The Forty Foot or Forty Foot Drain is a name given to several of the principal channels in the drainage schemes of the Fens of Eastern England, the name being qualified when there is a need to distinguish between them. They are Vermuyden's Drain, South Forty Foot and North Forty Foot.

==The Forty Foot Drain in Cambridgeshire==

The Forty Foot Drain, also known as Vermuyden's Drain, is an artificial drainage river in Cambridgeshire, which is one of the key elements in draining the Middle Level of the Bedford Level, in the Cambridgeshire part of the Fens. It was instrumental in Sir Cornelius Vermuyden's great drainage scheme of 1649–1653. Located near Chatteris and Ramsey, the river runs 10+1/2 mi, from Wells Bridge, where it joins the old River Nene, to Welches Dam Sluice, where it joins the Counter Wash Drain, which then changes identity, becoming the Old Bedford River. These junctions are at grid references and respectively. When the drain was newly made, its western end was in Huntingdonshire. The waters of the Forty Foot Drain no longer discharge through Welches Dam Sluice. Instead they flow via the Sixteen Foot Drain to Three Holes and thence via the Middle Level Main Drain and the pumping station at Wiggenhall St Germans to the sea. The Sixteen Foot Drain connects to the Forty Foot drain above Horseway Lock.

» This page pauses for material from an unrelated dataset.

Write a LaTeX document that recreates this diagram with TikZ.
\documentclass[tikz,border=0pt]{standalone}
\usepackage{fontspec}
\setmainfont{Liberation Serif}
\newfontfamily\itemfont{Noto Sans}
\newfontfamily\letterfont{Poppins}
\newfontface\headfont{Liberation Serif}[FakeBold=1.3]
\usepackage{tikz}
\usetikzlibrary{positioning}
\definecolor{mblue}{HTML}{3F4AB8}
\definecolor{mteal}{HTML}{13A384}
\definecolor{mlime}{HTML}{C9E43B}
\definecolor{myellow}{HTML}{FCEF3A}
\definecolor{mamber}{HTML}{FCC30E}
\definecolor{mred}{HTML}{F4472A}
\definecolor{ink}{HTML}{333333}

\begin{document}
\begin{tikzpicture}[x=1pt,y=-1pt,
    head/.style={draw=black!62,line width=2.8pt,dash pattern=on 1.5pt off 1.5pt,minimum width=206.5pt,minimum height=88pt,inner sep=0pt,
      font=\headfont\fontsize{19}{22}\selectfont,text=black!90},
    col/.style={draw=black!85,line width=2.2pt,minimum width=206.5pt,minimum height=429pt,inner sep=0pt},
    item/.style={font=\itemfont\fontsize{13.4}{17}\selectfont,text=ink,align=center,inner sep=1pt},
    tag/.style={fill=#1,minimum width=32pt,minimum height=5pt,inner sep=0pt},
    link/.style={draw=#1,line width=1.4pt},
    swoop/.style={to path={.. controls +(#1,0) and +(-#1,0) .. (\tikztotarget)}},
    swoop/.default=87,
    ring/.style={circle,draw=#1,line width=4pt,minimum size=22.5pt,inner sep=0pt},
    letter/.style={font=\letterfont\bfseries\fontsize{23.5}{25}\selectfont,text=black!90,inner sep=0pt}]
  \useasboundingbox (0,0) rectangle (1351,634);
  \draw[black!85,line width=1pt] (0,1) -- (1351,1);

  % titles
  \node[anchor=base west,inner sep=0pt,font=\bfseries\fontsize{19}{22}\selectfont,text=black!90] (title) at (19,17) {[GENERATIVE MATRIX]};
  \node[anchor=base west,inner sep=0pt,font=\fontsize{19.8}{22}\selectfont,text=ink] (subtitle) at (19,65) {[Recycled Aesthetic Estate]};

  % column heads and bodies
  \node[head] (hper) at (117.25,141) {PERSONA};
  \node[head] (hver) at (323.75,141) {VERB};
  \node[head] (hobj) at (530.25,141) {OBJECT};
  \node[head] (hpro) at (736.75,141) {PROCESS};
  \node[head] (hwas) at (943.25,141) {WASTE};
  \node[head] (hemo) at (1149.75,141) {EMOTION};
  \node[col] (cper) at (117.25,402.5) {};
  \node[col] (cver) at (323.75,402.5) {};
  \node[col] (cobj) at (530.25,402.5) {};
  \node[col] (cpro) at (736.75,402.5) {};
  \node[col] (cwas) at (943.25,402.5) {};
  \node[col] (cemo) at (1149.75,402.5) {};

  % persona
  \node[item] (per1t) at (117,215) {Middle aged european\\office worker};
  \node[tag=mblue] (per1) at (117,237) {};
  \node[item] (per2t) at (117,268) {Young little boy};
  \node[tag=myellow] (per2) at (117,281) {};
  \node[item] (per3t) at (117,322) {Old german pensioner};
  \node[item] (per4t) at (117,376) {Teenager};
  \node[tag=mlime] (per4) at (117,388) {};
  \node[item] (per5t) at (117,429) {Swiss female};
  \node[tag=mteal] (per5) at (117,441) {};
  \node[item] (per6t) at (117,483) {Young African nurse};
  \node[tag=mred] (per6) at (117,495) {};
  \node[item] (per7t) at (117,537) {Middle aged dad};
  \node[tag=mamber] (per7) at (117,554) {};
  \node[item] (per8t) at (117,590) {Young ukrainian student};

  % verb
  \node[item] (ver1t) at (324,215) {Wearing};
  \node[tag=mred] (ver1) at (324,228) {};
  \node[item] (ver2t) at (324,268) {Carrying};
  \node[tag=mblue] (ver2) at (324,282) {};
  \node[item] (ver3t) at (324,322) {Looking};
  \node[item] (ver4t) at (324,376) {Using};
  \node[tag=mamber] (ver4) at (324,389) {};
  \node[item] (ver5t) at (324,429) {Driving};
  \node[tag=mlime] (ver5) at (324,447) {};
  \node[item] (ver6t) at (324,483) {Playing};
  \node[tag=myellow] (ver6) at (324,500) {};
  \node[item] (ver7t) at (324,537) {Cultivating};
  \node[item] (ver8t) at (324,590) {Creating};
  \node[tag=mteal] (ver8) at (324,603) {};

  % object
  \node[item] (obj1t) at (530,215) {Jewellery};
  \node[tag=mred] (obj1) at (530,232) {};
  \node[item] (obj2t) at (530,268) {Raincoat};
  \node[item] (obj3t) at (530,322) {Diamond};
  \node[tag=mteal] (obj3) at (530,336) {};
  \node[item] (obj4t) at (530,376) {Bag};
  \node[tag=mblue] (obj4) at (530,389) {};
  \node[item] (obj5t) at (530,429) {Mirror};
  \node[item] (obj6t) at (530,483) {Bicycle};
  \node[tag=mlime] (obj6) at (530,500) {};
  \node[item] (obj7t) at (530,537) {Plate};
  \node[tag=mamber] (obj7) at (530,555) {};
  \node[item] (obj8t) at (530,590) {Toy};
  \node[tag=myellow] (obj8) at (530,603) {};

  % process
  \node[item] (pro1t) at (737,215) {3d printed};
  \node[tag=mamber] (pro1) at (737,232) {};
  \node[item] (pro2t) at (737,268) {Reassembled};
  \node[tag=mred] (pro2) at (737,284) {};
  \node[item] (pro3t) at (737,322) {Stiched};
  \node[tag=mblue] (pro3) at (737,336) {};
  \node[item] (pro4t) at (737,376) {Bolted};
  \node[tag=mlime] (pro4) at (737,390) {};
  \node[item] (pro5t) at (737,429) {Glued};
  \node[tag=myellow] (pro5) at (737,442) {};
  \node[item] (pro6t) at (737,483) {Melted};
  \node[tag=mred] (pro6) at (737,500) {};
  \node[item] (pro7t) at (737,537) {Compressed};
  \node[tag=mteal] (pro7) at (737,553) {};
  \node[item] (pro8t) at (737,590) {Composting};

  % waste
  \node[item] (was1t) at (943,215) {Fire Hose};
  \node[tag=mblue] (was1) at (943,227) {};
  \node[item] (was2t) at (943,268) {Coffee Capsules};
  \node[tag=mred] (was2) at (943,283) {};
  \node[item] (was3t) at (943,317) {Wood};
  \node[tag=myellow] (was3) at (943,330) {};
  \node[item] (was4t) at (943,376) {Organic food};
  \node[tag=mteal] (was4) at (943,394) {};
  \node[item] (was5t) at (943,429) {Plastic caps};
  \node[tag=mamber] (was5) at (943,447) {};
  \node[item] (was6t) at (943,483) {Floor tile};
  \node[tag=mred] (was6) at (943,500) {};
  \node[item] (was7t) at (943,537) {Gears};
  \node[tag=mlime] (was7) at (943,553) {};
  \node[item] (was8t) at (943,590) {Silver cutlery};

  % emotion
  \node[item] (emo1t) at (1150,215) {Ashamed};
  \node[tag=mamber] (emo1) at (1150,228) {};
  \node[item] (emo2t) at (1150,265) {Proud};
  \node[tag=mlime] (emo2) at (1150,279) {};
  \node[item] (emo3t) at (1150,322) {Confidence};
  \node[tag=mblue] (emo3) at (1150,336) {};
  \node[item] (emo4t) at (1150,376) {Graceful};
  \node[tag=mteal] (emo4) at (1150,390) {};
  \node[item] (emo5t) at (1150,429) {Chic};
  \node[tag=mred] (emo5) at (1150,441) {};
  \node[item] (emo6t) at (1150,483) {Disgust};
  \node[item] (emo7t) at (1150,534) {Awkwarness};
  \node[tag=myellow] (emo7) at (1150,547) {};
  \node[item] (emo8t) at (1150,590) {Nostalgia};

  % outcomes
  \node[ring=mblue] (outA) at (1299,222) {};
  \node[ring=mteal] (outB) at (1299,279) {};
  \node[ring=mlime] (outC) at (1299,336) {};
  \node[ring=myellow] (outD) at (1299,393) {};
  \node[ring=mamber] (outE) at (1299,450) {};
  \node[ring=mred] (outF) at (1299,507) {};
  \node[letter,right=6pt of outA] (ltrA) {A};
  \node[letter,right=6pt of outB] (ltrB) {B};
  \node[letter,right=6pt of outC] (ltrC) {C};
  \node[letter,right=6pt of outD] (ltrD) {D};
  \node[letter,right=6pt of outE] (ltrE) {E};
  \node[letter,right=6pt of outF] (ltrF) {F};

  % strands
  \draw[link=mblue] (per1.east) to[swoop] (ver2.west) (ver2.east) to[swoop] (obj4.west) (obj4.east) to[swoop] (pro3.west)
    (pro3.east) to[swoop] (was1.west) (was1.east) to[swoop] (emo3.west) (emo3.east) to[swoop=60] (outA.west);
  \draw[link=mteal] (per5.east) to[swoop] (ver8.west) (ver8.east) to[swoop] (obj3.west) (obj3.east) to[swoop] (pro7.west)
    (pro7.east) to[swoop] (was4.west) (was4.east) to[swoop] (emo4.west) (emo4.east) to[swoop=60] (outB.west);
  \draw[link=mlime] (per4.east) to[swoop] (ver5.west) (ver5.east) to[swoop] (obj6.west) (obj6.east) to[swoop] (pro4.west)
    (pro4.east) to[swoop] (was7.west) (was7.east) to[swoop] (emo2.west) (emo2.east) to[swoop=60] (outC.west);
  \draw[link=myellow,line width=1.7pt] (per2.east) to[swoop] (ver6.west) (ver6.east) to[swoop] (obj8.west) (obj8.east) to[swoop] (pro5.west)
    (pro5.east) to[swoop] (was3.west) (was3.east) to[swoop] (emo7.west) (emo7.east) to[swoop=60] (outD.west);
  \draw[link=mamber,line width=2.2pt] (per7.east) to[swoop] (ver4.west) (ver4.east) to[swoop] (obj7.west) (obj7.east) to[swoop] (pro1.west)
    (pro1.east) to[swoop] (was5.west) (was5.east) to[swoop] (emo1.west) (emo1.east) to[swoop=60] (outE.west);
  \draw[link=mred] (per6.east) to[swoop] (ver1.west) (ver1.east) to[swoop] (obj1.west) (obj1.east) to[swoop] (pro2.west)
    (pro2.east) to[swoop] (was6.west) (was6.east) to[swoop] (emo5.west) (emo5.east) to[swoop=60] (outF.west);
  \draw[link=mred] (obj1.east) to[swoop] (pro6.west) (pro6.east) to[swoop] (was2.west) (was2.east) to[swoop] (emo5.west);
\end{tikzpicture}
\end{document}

==Forty Foot Drains in Lincolnshire==
The main land drain in Holland Fen (as distinct from the River Witham, which is designed to carry water past the fens without being part of them) is known as the North Forty Foot Drain. That of the Black Sluice fens is the South Forty-Foot Drain. The latter flows, with some pump assistance, from Bourne North Fen, close to the River Glen, to the Haven at Boston. The North Forty Foot joins the South Forty Foot in the western outskirts of Boston and together their waters enter the Haven through the Black Sluice.

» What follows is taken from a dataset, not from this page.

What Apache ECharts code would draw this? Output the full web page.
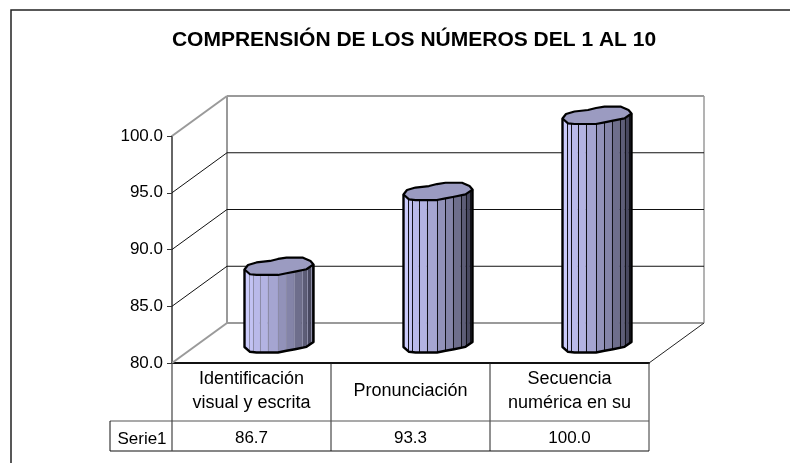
<!DOCTYPE html>
<html>
<head>
<meta charset="utf-8">
<style>
  html, body { margin: 0; padding: 0; background: #fff; }
  #chart { width: 790px; height: 463px; }
</style>
<script src="https://cdn.jsdelivr.net/npm/echarts@6/dist/echarts.min.js"></script>
</head>
<body>
<div id="chart"></div>
<script>
const titleText = 'COMPRENSIÓN DE LOS NÚMEROS DEL 1 AL 10';
const categories = ['Identificación\nvisual y escrita', 'Pronunciación', 'Secuencia\nnumérica en su'];
const seriesName = 'Serie1';
const values = [86.7, 93.3, 100.0];
const yTicks = [80, 85, 90, 95, 100];

const FONT = '"Liberation Sans", Arial, sans-serif';
// fake 3d: how far the back wall sits from the front plane
const DX = 55, DY = -40;
const GRAY = '#9a9a9a';

// outline of the excel cylinder cap, offsets from the cap centre
const capUpper = [[-34.5, 2.5], [-31, -2], [-22.5, -4.5], [-9, -6], [-1, -8], [7.5, -9.3], [24, -9.3], [31.5, -6], [34.5, -2.5]];
const capLower = [[-34.5, 2.5], [-29, 7.3], [-22.5, 8], [-1, 8], [7.5, 6.3], [16, 4.7], [27.5, 2.3], [34.5, -2.5]];
const facetStops = [0, .07, .126, .218, .335, .49, .607, .72, .83, .9, .96, 1];
const facetColors = ['#cbcbfb', '#c2c2f3', '#b9b9ea', '#b3b3e2', '#a5a5d1', '#9292b9', '#8484a8', '#6e6e8c', '#5d5d77', '#484860', '#343445'];
const seamColors = ['#8c8ca8', '#111118', '#111118'];

function lowerY(x) {
    for (let i = 1; i < capLower.length; i++) {
        const a = capLower[i - 1], b = capLower[i];
        if (x <= b[0]) {
            return a[1] + (b[1] - a[1]) * (x - a[0]) / (b[0] - a[0]);
        }
    }
    return capLower[capLower.length - 1][1];
}

function line(x1, y1, x2, y2, stroke, lineWidth) {
    return {
        type: 'line',
        shape: { x1: x1, y1: y1, x2: x2, y2: y2 },
        style: { stroke: stroke, lineWidth: lineWidth, fill: null }
    };
}

function renderWall(params, api) {
    const v = api.value(1);
    const y = api.coord([0, v])[1];
    const left = params.coordSys.x;
    const right = left + params.coordSys.width;
    const edge = v === 80 || v === 100;
    const children = [
        line(left, y, left + DX, y + DY, edge ? GRAY : '#111', edge ? 2 : 1),
        line(left + DX, y + DY, right + DX, y + DY, edge ? GRAY : '#111', edge ? 2 : 1)
    ];
    if (v === 80) {
        const top = api.coord([0, 100])[1];
        children.push(line(left + DX, y + DY, left + DX, top + DY, GRAY, 2));
        children.push(line(right + DX, y + DY, right + DX, top + DY, GRAY, 1.5));
        children.push(line(right, y, right + DX, y + DY, '#222', 1));
    }
    return { type: 'group', children: children };
}

function renderCylinder(params, api) {
    const i = api.value(0);
    const top = api.coord([i, api.value(1)]);
    const base = api.coord([i, 80]);
    const cx = top[0] + DX / 2;
    const ty = top[1] + DY / 2;
    const by = base[1] + DY / 2 + 1.5;
    const hw = 34.5;
    const children = [];
    for (let f = 0; f < facetColors.length; f++) {
        const x0 = -hw + 2 * hw * facetStops[f];
        const x1 = -hw + 2 * hw * facetStops[f + 1];
        children.push({
            type: 'polygon',
            shape: { points: [[cx + x0, ty + lowerY(x0)], [cx + x1, ty + lowerY(x1)], [cx + x1, by + lowerY(x1)], [cx + x0, by + lowerY(x0)]] },
            style: { fill: facetColors[f], stroke: facetColors[f], lineWidth: 0.5 }
        });
    }
    for (let f = 1; f < facetColors.length; f++) {
        const x = -hw + 2 * hw * facetStops[f];
        // snap to the pixel grid so the seams stay crisp
        const sx = Math.round(cx + x) + 0.5;
        children.push(line(sx, ty + lowerY(x), sx, by + lowerY(x), seamColors[i], 1));
    }
    const body = [[cx - hw, ty + capLower[0][1]]];
    capLower.forEach(function (p) { body.push([cx + p[0], by + p[1]]); });
    body.push([cx + hw, ty + capUpper[capUpper.length - 1][1]]);
    children.push({
        type: 'polyline',
        shape: { points: body },
        style: { stroke: '#000', lineWidth: 2.4, fill: null, lineJoin: 'round' }
    });
    const cap = capUpper.concat(capLower.slice().reverse()).map(function (p) {
        return [cx + p[0], ty + p[1]];
    });
    children.push({
        type: 'polygon',
        shape: { points: cap },
        style: { fill: '#9b9bc1', stroke: '#000', lineWidth: 2.2, lineJoin: 'round' }
    });
    return { type: 'group', children: children };
}

// data table under the plot: one column per category
function renderTable(params, api) {
    const i = api.value(0);
    const sys = params.coordSys;
    const bandW = sys.width / categories.length;
    const floor = sys.y + sys.height;
    const mid = floor + 58;
    const end = floor + 88;
    const left = sys.x + bandW * i;
    const right = left + bandW;
    const children = [
        line(right, floor, right, end, i === categories.length - 1 ? '#333' : '#222', 1),
        line(left, mid, right, mid, '#555', 1.2),
        line(left, end, right, end, '#111', 1.2),
        {
            type: 'text',
            style: {
                x: (left + right) / 2, y: floor + 75,
                text: api.value(1).toFixed(1),
                fill: '#000', font: '17px ' + FONT, align: 'center', verticalAlign: 'middle'
            }
        }
    ];
    if (i === 0) {
        children.push(line(left - 62, mid, left, mid, '#555', 1.2));
        children.push(line(left - 62, end, left, end, '#111', 1.2));
        children.push(line(left - 62, mid, left - 62, end, '#111', 1));
        children.push(line(left, floor, left, end, '#444', 1.2));
        children.push({
            type: 'text',
            style: {
                x: left - 30, y: floor + 76,
                text: seriesName,
                fill: '#000', font: '17px ' + FONT, align: 'center', verticalAlign: 'middle'
            }
        });
    }
    return { type: 'group', children: children };
}

const chart = echarts.init(document.getElementById('chart'), null, { renderer: 'canvas' });
chart.setOption({
    animation: false,
    backgroundColor: '#fff',
    title: {
        text: titleText,
        left: 409,
        top: 25,
        textAlign: 'center',
        textStyle: { color: '#000', fontFamily: FONT, fontWeight: 'bold', fontSize: 21 }
    },
    grid: { left: 172, top: 136, width: 477, height: 227 },
    xAxis: {
        type: 'category',
        data: categories,
        axisTick: { show: false },
        axisLine: { lineStyle: { color: '#111', width: 2 } },
        axisLabel: {
            color: '#000', fontFamily: FONT, fontSize: 18, lineHeight: 24,
            margin: 28, verticalAlign: 'middle', interval: 0
        }
    },
    yAxis: {
        type: 'value',
        min: 80,
        max: 100,
        interval: 5,
        splitLine: { show: false },
        axisLine: { show: true, lineStyle: { color: '#333', width: 1.5 } },
        axisTick: { show: true, length: 5, lineStyle: { color: '#333' } },
        axisLabel: {
            color: '#000', fontFamily: FONT, fontSize: 17, margin: 9,
            formatter: function (v) { return v.toFixed(1); }
        }
    },
    series: [
        {
            name: 'paredes',
            type: 'custom',
            silent: true,
            z: 1,
            renderItem: renderWall,
            data: yTicks.map(function (t) { return [0, t]; })
        },
        {
            name: seriesName,
            type: 'custom',
            z: 2,
            renderItem: renderCylinder,
            data: values.map(function (v, i) { return [i, v]; })
        },
        {
            name: 'tabla',
            type: 'custom',
            silent: true,
            z: 3,
            renderItem: renderTable,
            data: values.map(function (v, i) { return [i, v]; })
        }
    ],
    graphic: [
        {
            type: 'polyline',
            silent: true,
            shape: { points: [[11, 463], [11, 10], [790, 10]] },
            style: { stroke: '#222', lineWidth: 1.5, fill: null }
        }
    ]
});
</script>
</body>
</html>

===North Forty Foot Drain===
According to Wheeler:

Also called Lodowick's Drain. A drain in Holland Fen, running parallel with the Witham, and extending from Chapel Hill to the South Forty Foot at Boston. Formerly emptied into the Witham at Lodowick's or Trinity Gowt." "Lodowick' or Lodovick's Gowt. The outfall of the North Forty-Foot Drain, situated on the west side of the old channel of the Witham, about 1/4 mi above Boston Church. It had a waterway of 15 ft. Was also called Trinity Gowt.

The drain gives its name to the village of North Forty Foot Bank.

===South Forty Foot Drain===

The main drain in the Black Sluice District, extending from Boston Haven to Gutheram Cote (sc. modern Guthram Gowt). This drain was first cut by the Adventurers who drained the Lindsey Level in the middle of the 17th century. It was afterwards opened out and improved under the Black Sluice Drainage and Navigation Act 1765.

The present sluice was erected under the Black Sluice Drainage Act 1846 (9 & 10 Vict. c. ccxcvii) and has three openings of a total waterway of sixty feet.